In Europe, this change forms part of a broader regulatory framework. NIS2, the GDPR and DORA do not mandate the adoption of passwordless authentication, but they do require security controls that are risk-appropriate, effective, verifiable and manageable over time. In this context, the principle of accountability set out in the GDPR also plays a central role: it is not enough to simply state that access is secure; it must be possible to demonstrate who gained access, using which authentication method, from which device or authenticator, with what level of assurance, with what privileges, and through which mechanisms for managing and revoking credentials.

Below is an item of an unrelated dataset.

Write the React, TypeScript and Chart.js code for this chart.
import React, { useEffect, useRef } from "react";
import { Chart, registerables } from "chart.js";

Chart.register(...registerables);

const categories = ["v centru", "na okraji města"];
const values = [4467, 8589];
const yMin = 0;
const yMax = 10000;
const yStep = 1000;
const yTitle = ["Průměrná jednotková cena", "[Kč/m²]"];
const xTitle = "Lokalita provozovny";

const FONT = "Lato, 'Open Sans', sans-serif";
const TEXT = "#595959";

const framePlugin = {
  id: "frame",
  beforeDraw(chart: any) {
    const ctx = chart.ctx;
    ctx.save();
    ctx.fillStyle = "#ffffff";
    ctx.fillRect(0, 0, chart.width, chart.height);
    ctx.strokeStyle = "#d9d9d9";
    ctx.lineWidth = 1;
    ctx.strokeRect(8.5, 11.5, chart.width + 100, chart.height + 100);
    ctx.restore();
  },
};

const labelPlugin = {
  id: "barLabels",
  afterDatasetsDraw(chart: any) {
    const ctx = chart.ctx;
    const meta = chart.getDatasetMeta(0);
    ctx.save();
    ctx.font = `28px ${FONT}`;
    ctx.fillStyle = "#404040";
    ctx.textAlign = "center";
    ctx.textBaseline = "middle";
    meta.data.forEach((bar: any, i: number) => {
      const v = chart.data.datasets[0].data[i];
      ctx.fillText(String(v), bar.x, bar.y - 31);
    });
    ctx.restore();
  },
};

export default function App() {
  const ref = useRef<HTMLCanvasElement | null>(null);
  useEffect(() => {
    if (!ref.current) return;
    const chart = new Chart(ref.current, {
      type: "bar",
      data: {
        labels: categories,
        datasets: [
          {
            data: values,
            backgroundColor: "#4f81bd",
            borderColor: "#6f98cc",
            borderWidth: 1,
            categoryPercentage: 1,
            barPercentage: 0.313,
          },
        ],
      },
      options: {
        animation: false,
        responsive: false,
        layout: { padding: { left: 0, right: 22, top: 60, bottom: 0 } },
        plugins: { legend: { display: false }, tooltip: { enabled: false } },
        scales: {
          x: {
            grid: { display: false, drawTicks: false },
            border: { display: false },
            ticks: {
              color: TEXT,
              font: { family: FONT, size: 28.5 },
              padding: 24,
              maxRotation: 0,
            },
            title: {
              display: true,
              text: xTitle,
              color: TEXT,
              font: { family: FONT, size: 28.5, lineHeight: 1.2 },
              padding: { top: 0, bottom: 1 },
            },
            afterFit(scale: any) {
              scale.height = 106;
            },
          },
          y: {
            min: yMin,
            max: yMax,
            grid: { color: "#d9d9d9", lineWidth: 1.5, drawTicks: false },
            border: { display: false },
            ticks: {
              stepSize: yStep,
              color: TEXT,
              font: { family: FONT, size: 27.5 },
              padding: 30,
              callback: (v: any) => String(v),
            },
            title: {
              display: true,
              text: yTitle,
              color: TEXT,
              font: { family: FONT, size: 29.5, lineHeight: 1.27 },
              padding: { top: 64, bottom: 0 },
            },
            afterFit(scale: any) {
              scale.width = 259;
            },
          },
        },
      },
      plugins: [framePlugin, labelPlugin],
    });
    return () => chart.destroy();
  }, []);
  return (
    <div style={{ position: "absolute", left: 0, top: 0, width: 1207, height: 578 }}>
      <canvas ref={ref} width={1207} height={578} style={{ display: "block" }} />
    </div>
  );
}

Viewed in this light, passwordless authentication is not merely a technological fad, but one of the possible solutions for strengthening identity security and making it more verifiable.

 

It’s not enough just to protect your passwords

Passwords won’t disappear overnight, but they can no longer remain at the heart of corporate identity. The priority must be to gradually reduce everything that can be stolen, reused or monetised: personal passwords, shared credentials, legacy access, technical secrets and recovery procedures that are too weak.

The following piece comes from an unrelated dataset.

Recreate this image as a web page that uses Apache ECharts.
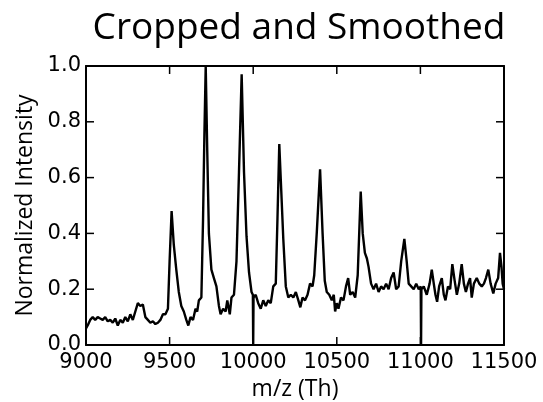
<!DOCTYPE html>
<html>
<head>
<meta charset="utf-8">
<script src="https://cdn.jsdelivr.net/npm/echarts@6/dist/echarts.min.js"></script>
<style>
html,body{margin:0;padding:0;background:#fff;}
#c{width:543px;height:402px;}
</style>
</head>
<body>
<div id="c"></div>
<script>
const titleText = "Cropped and Smoothed";
const xName = "m/z (Th)";
const yName = "Normalized Intensity";
const xTicks = [9000, 9500, 10000, 10500, 11000, 11500];
const yTicks = [0.0, 0.2, 0.4, 0.6, 0.8, 1.0];

const mz = [
9000,9010,9025,9040,9055,9070,9085,9100,9115,9130,9145,9160,9175,9190,9205,9220,9235,9250,9265,9280,9295,
9310,9325,9340,9355,9370,9385,9400,9415,9430,9445,9460,9475,9490,9500,9512,9525,9540,9555,9570,9585,9600,
9612,9625,9640,9655,9665,9675,9690,9700,9708,9716,9725,9735,9750,9765,9780,9795,9805,9820,9835,9845,9860,
9870,9885,9900,9915,9931,9945,9960,9975,9990,9998,10000,10002,10015,10030,10045,10060,10075,10090,10105,
10120,10135,10145,10156,10168,10180,10195,10210,10225,10240,10255,10270,10282,10295,10310,10325,10340,
10355,10365,10380,10400,10415,10428,10440,10455,10470,10482,10490,10500,10510,10525,10540,10555,10568,
10580,10595,10610,10625,10643,10655,10668,10680,10690,10705,10720,10735,10750,10765,10780,10795,10810,
10825,10840,10855,10870,10885,10904,10918,10930,10945,10960,10975,10990,11002,11004,11006,11020,11038,
11055,11068,11080,11090,11100,11112,11128,11140,11150,11165,11178,11191,11205,11218,11232,11247,11260,
11272,11285,11297,11307,11320,11337,11352,11367,11380,11392,11406,11420,11436,11450,11465,11476,11485,
11492,11500
];
const intensity = [
0.06,0.07,0.09,0.10,0.09,0.10,0.095,0.09,0.10,0.085,0.09,0.08,0.095,0.07,0.09,0.08,0.10,0.085,0.11,0.09,0.12,
0.15,0.14,0.145,0.10,0.09,0.08,0.085,0.075,0.08,0.09,0.11,0.11,0.13,0.30,0.48,0.36,0.27,0.19,0.14,0.12,0.09,
0.07,0.10,0.09,0.13,0.12,0.16,0.17,0.45,0.75,1.00,0.70,0.40,0.27,0.24,0.21,0.14,0.11,0.13,0.12,0.16,0.11,
0.17,0.18,0.30,0.62,0.97,0.62,0.39,0.26,0.19,0.18,0.0,0.17,0.18,0.15,0.13,0.16,0.14,0.16,0.15,
0.21,0.22,0.45,0.72,0.55,0.38,0.21,0.17,0.18,0.17,0.19,0.16,0.135,0.17,0.16,0.18,0.22,
0.21,0.25,0.40,0.63,0.40,0.23,0.19,0.18,0.16,0.18,0.12,0.15,0.13,0.17,0.16,0.21,0.24,
0.18,0.19,0.17,0.25,0.55,0.40,0.33,0.31,0.28,0.22,0.20,0.22,0.19,0.21,0.20,0.22,0.20,
0.24,0.26,0.20,0.21,0.30,0.38,0.30,0.22,0.21,0.20,0.22,0.20,0.21,0.0,0.20,0.21,0.18,
0.22,0.27,0.22,0.18,0.155,0.21,0.24,0.18,0.16,0.21,0.20,0.29,0.23,0.18,0.22,0.29,0.22,
0.19,0.22,0.24,0.17,0.22,0.24,0.22,0.21,0.22,0.24,0.27,0.22,0.185,0.22,0.24,0.33,0.28,
0.22,0.20
];

const data = mz.map((x, i) => [x, intensity[i]]);
const xMin = xTicks[0], xMax = xTicks[xTicks.length - 1];
const yMin = yTicks[0], yMax = yTicks[yTicks.length - 1];
const tickFont = 'DejaVu Sans';
const nameFont = 'Open Sans';
const TICK_LEN = 8;
const tickStyle = {stroke: '#000', lineWidth: 1.5};

const chart = echarts.init(document.getElementById('c'), null, {renderer: 'canvas'});
const frame = () => ({show: true, onZero: false, lineStyle: {color: '#000', width: 2}});

function xTickItem(params, api) {
  const v = api.value(0);
  const b = api.coord([v, yMin]);
  const t = api.coord([v, yMax]);
  return {type: 'group', children: [
    {type: 'line', shape: {x1: b[0], y1: b[1], x2: b[0], y2: b[1] - TICK_LEN}, style: tickStyle},
    {type: 'line', shape: {x1: t[0], y1: t[1], x2: t[0], y2: t[1] + TICK_LEN}, style: tickStyle}
  ]};
}
function yTickItem(params, api) {
  const v = api.value(1);
  const l = api.coord([xMin, v]);
  const r = api.coord([xMax, v]);
  return {type: 'group', children: [
    {type: 'line', shape: {x1: l[0], y1: l[1], x2: l[0] + TICK_LEN, y2: l[1]}, style: tickStyle},
    {type: 'line', shape: {x1: r[0], y1: r[1], x2: r[0] - TICK_LEN, y2: r[1]}, style: tickStyle}
  ]};
}

chart.setOption({
  animation: false,
  backgroundColor: '#fff',
  title: {
    text: titleText, left: 294, top: 5, textAlign: 'center',
    textStyle: {fontFamily: nameFont, fontWeight: 'normal', fontSize: 37, color: '#000'}
  },
  grid: {left: 86, right: 39, top: 66, bottom: 57, containLabel: false, outerBoundsMode: 'none'},
  xAxis: [{
    type: 'value', min: xMin, max: xMax, interval: 500, position: 'bottom',
    axisLine: frame(), axisTick: {show: false}, splitLine: {show: false},
    axisLabel: {fontFamily: tickFont, fontSize: 21, color: '#000', margin: 7,
      formatter: v => xTicks.includes(v) ? String(v) : ''},
    name: xName, nameLocation: 'middle', nameGap: 31,
    nameTextStyle: {fontFamily: nameFont, fontSize: 23, color: '#000'}
  }, {
    type: 'value', min: xMin, max: xMax, interval: 500, position: 'top',
    axisLine: frame(), axisTick: {show: false}, axisLabel: {show: false}, splitLine: {show: false}
  }],
  yAxis: [{
    type: 'value', min: yMin, max: yMax, interval: 0.2, position: 'left',
    axisLine: frame(), axisTick: {show: false}, splitLine: {show: false},
    axisLabel: {fontFamily: tickFont, fontSize: 21, color: '#000', margin: 5,
      formatter: v => v.toFixed(1)},
    name: yName, nameLocation: 'middle', nameGap: 48,
    nameTextStyle: {fontFamily: nameFont, fontSize: 23, color: '#000'}
  }, {
    type: 'value', min: yMin, max: yMax, interval: 0.2, position: 'right',
    axisLine: frame(), axisTick: {show: false}, axisLabel: {show: false}, splitLine: {show: false}
  }],
  series: [{
    type: 'line', data: data, xAxisIndex: 0, yAxisIndex: 0,
    showSymbol: false, symbol: 'none', smooth: false,
    lineStyle: {color: '#000', width: 2.4}, clip: true, z: 2
  }, {
    type: 'custom', xAxisIndex: 0, yAxisIndex: 0, silent: true, z: 3, clip: false,
    data: xTicks.map(v => [v, yMin]), renderItem: xTickItem
  }, {
    type: 'custom', xAxisIndex: 0, yAxisIndex: 0, silent: true, z: 3, clip: false,
    data: yTicks.map(v => [xMin, v]), renderItem: yTickItem
  }]
});
</script>
</body>
</html>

To achieve this, a number of clear decisions are required:

  • adopt phishing-resistant implementations based on FIDO2/WebAuthn where the risk is highest;
  • start with privileged accounts and the most exposed users;
  • rigorously control device enrolment;
  • strengthen recovery procedures;
  • maintain continuous visibility over sessions, privileges and registered authenticators.

Passwordless authentication should therefore not be treated as a project to simplify the login process, but as a security and governance decision. Where passwords remain necessary, they must be few in number, tracked, revocable and incorporated into controlled processes. Where they can be eliminated, they must be eliminated. Because simply improving password security is no longer enough: we need to minimise the circumstances in which a credential can become the first step towards a breach.